Jerry Coffin over 5 years

@rb612: Hashing is usually done in two pieces. You start by computing some large, fixed-sized value (e.g., 64 bits). Then you reduce that to the range of indices for your hash table. As I was using the terms, "hashing to the same value" would mean the original hashes were equal, and colliding referred to the reduced range one being equal.
underscore_d over 5 years

I perceive another heavy implication about implementation: Chaining seems inextricably related (by cause or consequence, I don't know; I haven't read any original rationale) with the Standard's guarantee that references stay valid forever, doesn't it?

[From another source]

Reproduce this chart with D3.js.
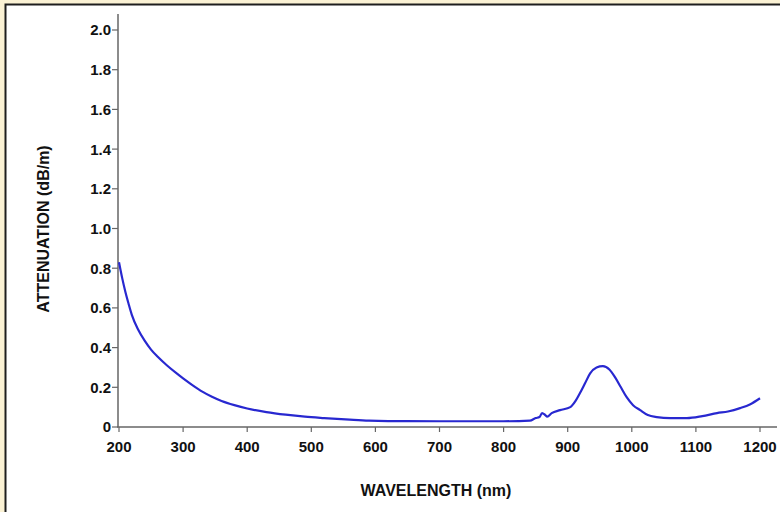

By my understanding, with open addressing, erasing would mean keeping around 'dummy' elements to avoid shifting others (rather than only optionally optimising through use of this like some open addressing maps), and insertion is precluded by not being able to put elements at the right place (at least without rebuilding or over-reserving buckets).
Jerry Coffin over 5 years

@underscore_d: Yeah, that would get...ugly as well. Haven't thought through carefully enough to be sure it's truly impossible, but even at best it would be ugly.
underscore_d over 5 years

Yeah, it might be possible to guarantee reference validity under open addressing, for highly specific contents and/or spans of time. However, it all seems highly contrary to ever being a general-purpose container, so it naturally follows that we must choose one or the other. I see someone else came to the same conclusion as me - and doesn't like it! - here, although I'm not so critical given that my current use for std::unordered_map uses references to avoid a 2nd round of lookups. Then again, if lookup were faster, I wouldn't need that... haha
underscore_d over 5 years

Getting back to how/why the Standard does what it does, this answer quotes the original 2003 proposal, which did consider and ultimately discount open addressing due to technical complexities and a lack of proven implementation experience. I guess things might be different today, at least judging by the number and benchmarks of open addressing implementations I've been reading about.